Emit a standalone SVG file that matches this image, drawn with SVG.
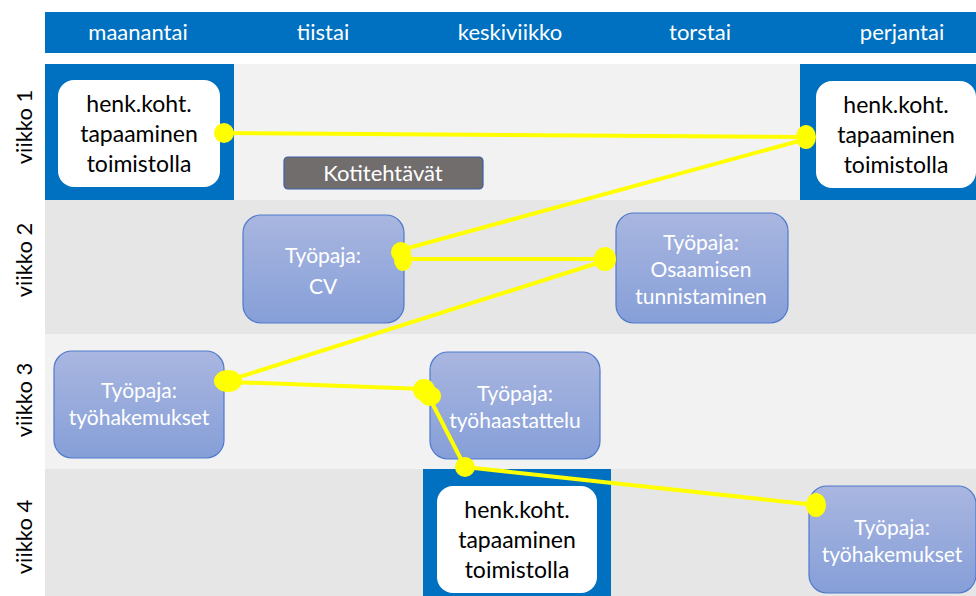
<svg xmlns="http://www.w3.org/2000/svg" width="976" height="596" viewBox="0 0 976 596">
  <defs>
    <linearGradient id="ws" x1="0" y1="0" x2="0" y2="1">
      <stop offset="0" stop-color="#A9B6E0"/>
      <stop offset="1" stop-color="#869FD8"/>
    </linearGradient>
  </defs>
  <style>
    text { font-family: Lato, "Open Sans", "Liberation Sans", sans-serif; text-anchor: middle; }
    .day { fill: #ffffff; font-size: 22px; }
    .week { fill: #000000; font-size: 22px; }
    .meet rect { fill: #ffffff; }
    .meet text { fill: #000000; font-size: 23px; }
    .ws rect { fill: url(#ws); stroke: #4F7ACB; stroke-width: 1.2; }
    .ws text { fill: #ffffff; font-size: 21px; }
    .link { stroke: #FFFF00; stroke-width: 4; fill: none; stroke-linecap: round; }
    .dot { fill: #FFFF00; }
  </style>

  <!-- background -->
  <rect x="0" y="0" width="976" height="596" fill="#ffffff"/>

  <!-- weekday header -->
  <g id="header">
    <rect x="45" y="12" width="931" height="41" fill="#0070C0"/>
    <text class="day" x="138" y="40">maanantai</text>
    <text class="day" x="323" y="40">tiistai</text>
    <text class="day" x="510" y="40">keskiviikko</text>
    <text class="day" x="700" y="40">torstai</text>
    <text class="day" x="902" y="40">perjantai</text>
  </g>

  <!-- week rows -->
  <g id="rows">
    <rect x="45" y="64" width="931" height="136" fill="#F2F2F2"/>
    <rect x="45" y="200" width="931" height="134" fill="#E6E6E6"/>
    <rect x="45" y="334" width="931" height="135" fill="#F2F2F2"/>
    <rect x="45" y="469" width="931" height="127" fill="#E6E6E6"/>
    <!-- office-day highlights -->
    <rect x="45" y="64" width="189" height="136" fill="#0070C0"/>
    <rect x="800" y="64" width="176" height="136" fill="#0070C0"/>
    <rect x="423" y="469" width="188" height="127" fill="#0070C0"/>
  </g>

  <g id="week-labels">
    <text class="week" transform="translate(32,127) rotate(-90)">viikko 1</text>
    <text class="week" transform="translate(32,260) rotate(-90)">viikko 2</text>
    <text class="week" transform="translate(32,400) rotate(-90)">viikko 3</text>
    <text class="week" transform="translate(32,537) rotate(-90)">viikko 4</text>
  </g>

  <!-- nodes -->
  <g id="meet-w1-mon" class="meet">
    <rect x="58" y="80" width="162" height="107" rx="16"/>
    <text x="139" y="112">henk.koht.</text>
    <text x="139" y="142">tapaaminen</text>
    <text x="139" y="172">toimistolla</text>
  </g>

  <g id="meet-w1-fri" class="meet">
    <rect x="816" y="81" width="160" height="107" rx="16"/>
    <text x="896" y="113">henk.koht.</text>
    <text x="896" y="143">tapaaminen</text>
    <text x="896" y="173">toimistolla</text>
  </g>

  <g id="homework">
    <rect x="284" y="157" width="199" height="32" rx="4" fill="#716D6D" stroke="#3B5FA8" stroke-width="1.2"/>
    <text x="383" y="181" fill="#ffffff" font-size="22">Kotitehtävät</text>
  </g>

  <g id="ws-cv" class="ws">
    <rect x="243" y="215" width="161" height="108" rx="18"/>
    <text x="323" y="263" font-size="23">Työpaja:</text>
    <text x="323" y="294" font-size="23">CV</text>
  </g>

  <g id="ws-skills" class="ws">
    <rect x="616" y="213" width="172" height="110" rx="18"/>
    <text x="701" y="250" font-size="22">Työpaja:</text>
    <text x="701" y="277" font-size="19">Osaamisen</text>
    <text x="701" y="304" font-size="19">tunnistaminen</text>
  </g>

  <g id="ws-applications-w3" class="ws">
    <rect x="54" y="351" width="170" height="107" rx="18"/>
    <text x="139" y="398">Työpaja:</text>
    <text x="139" y="425">työhakemukset</text>
  </g>

  <g id="ws-interview" class="ws">
    <rect x="430" y="352" width="170" height="107" rx="18"/>
    <text x="515" y="401">Työpaja:</text>
    <text x="515" y="428">työhaastattelu</text>
  </g>

  <g id="meet-w4-wed" class="meet">
    <rect x="437" y="486" width="160" height="107" rx="16"/>
    <text x="517" y="518">henk.koht.</text>
    <text x="517" y="548">tapaaminen</text>
    <text x="517" y="578">toimistolla</text>
  </g>

  <g id="ws-applications-w4" class="ws">
    <rect x="809" y="486" width="167" height="107" rx="18"/>
    <text x="892" y="535">Työpaja:</text>
    <text x="892" y="562">työhakemukset</text>
  </g>

  <!-- connectors -->
  <g id="connectors">
    <line class="link" x1="224" y1="133" x2="806" y2="137"/>
    <line class="link" x1="806" y1="139" x2="401" y2="250"/>
    <line class="link" x1="401" y1="259" x2="604" y2="259"/>
    <line class="link" x1="604" y1="261" x2="230" y2="380"/>
    <line class="link" x1="230" y1="382" x2="425" y2="389"/>
    <line class="link" x1="427" y1="393" x2="465" y2="467"/>
    <line class="link" x1="465" y1="467" x2="816" y2="505"/>

    <circle class="dot" cx="224" cy="133" r="10"/>
    <ellipse class="dot" cx="806" cy="137" rx="10" ry="12"/>
    <ellipse class="dot" cx="401" cy="252" rx="10" ry="10"/>
    <ellipse class="dot" cx="403" cy="260" rx="9" ry="11"/>
    <ellipse class="dot" cx="605" cy="259" rx="11" ry="12"/>
    <ellipse class="dot" cx="228" cy="381" rx="14" ry="11"/>
    <ellipse class="dot" cx="424" cy="390" rx="11" ry="11"/>
    <ellipse class="dot" cx="430" cy="396" rx="11" ry="10"/>
    <circle class="dot" cx="465" cy="467" r="10"/>
    <ellipse class="dot" cx="816" cy="505" rx="10" ry="12"/>
  </g>
</svg>
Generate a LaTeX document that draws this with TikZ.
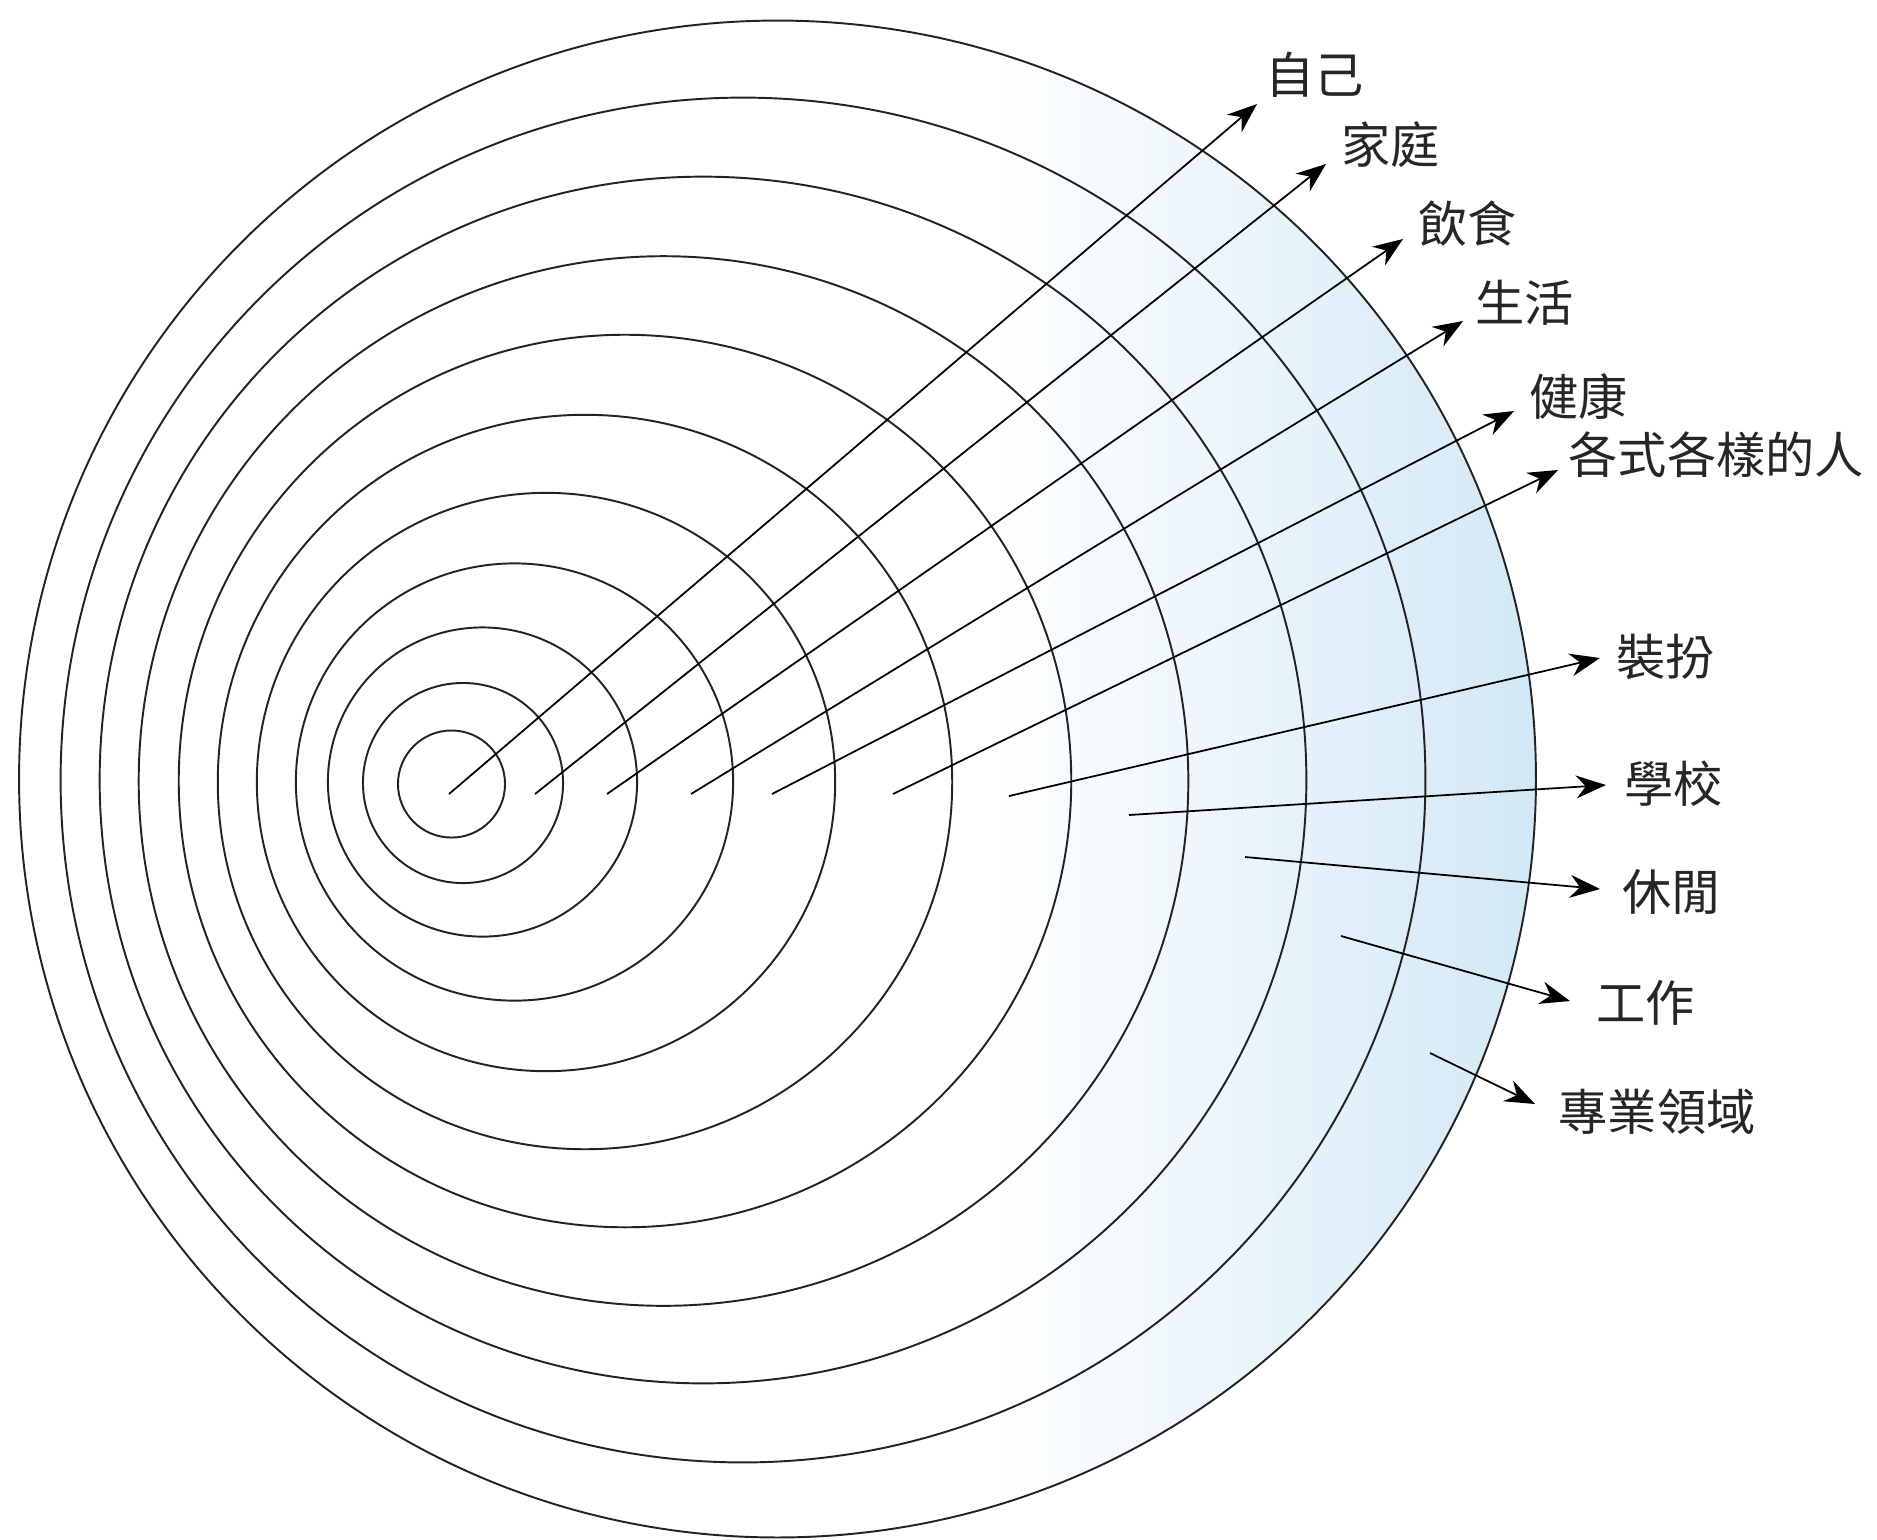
\documentclass[tikz,border=0pt]{standalone}
\usepackage{fontspec}
\newfontfamily\cjk{Noto Sans CJK TC}
\usetikzlibrary{arrows.meta}
\definecolor{lb}{RGB}{210,232,246}
\definecolor{ringc}{RGB}{35,35,35}
\pgfdeclarehorizontalshading{ringshade}{100bp}{color(0bp)=(white); color(57bp)=(white); color(75bp)=(lb); color(100bp)=(lb)}
\begin{document}
\begin{tikzpicture}[x=0.01cm,y=-0.01cm,
  ring/.style={draw=ringc,line width=0.55pt},
  conn/.style={draw=black,line width=0.5pt,-{Stealth[length=8.5pt,width=6.5pt]}},
  lab/.style={font=\cjk\fontsize{14pt}{16pt}\selectfont,inner sep=0pt,text=black!85,anchor=west}]
\useasboundingbox (0,0) rectangle (1877,1539);
% shaded outer disc
\shade[shading=ringshade] (777.5,779) circle[radius=7.58cm];
% rings
\draw[ring] (451.5,784) circle[radius=0.535cm];
\draw[ring] (463,783) circle[radius=1.00cm];
\draw[ring] (482.5,782) circle[radius=1.545cm];
\draw[ring] (514.5,782) circle[radius=2.185cm];
\draw[ring] (546,782) circle[radius=2.89cm];
\draw[ring] (585,782) circle[radius=3.67cm];
\draw[ring] (625,781) circle[radius=4.46cm];
\draw[ring] (663.5,781) circle[radius=5.245cm];
\draw[ring] (703,780) circle[radius=6.03cm];
\draw[ring] (743,780) circle[radius=6.82cm];
\draw[ring] (777.5,779) circle[radius=7.58cm];
% start and end points
\coordinate (s1) at (449,794);   \coordinate (e1) at (1257,104);
\coordinate (s2) at (535,794);   \coordinate (e2) at (1326,164);
\coordinate (s3) at (607,794);   \coordinate (e3) at (1403,239);
\coordinate (s4) at (691,794);   \coordinate (e4) at (1463,321);
\coordinate (s5) at (772,794);   \coordinate (e5) at (1514,411);
\coordinate (s6) at (893,794);   \coordinate (e6) at (1558,470);
\coordinate (s7) at (1009,796);  \coordinate (e7) at (1600,658);
\coordinate (s8) at (1129,815);  \coordinate (e8) at (1606,785);
\coordinate (s9) at (1245,857);  \coordinate (e9) at (1600,889);
\coordinate (s10) at (1341,936); \coordinate (e10) at (1570,1001);
\coordinate (s11) at (1430,1053);\coordinate (e11) at (1535,1104);
% labels
\node[lab] (l1) at (1265,75) {自己};
\node[lab] (l2) at (1341,145) {家庭};
\node[lab] (l3) at (1418,224) {飲食};
\node[lab] (l4) at (1475,303) {生活};
\node[lab] (l5) at (1529,397) {健康};
\node[lab] (l6) at (1568,455) {各式各樣的人};
\node[lab] (l7) at (1616,657) {裝扮};
\node[lab] (l8) at (1624,784) {學校};
\node[lab] (l9) at (1622,892) {休閒};
\node[lab] (l10) at (1596,1003) {工作};
\node[lab] (l11) at (1558,1112) {專業領域};
% connectors
\foreach \i in {1,...,11} { \draw[conn] (s\i) -- (e\i); }
\end{tikzpicture}
\end{document}
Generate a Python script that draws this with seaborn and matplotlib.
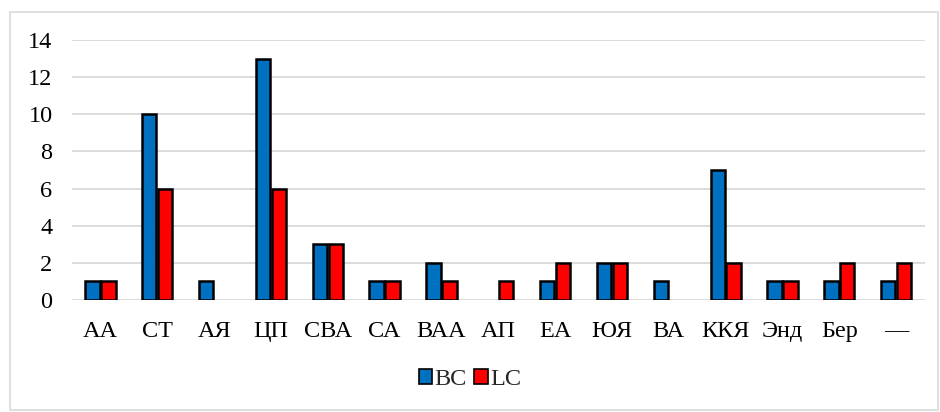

============================================================

GOAL ▸ Pick out the lines containing the word "that" and show them.

THE COMPLETED TASK ▸
Emit a standalone SVG file that matches this image, drawn with SVG.
Generate a LaTeX document that draws this with TikZ.
Generate a Python script that draws this with seaborn and matplotlib.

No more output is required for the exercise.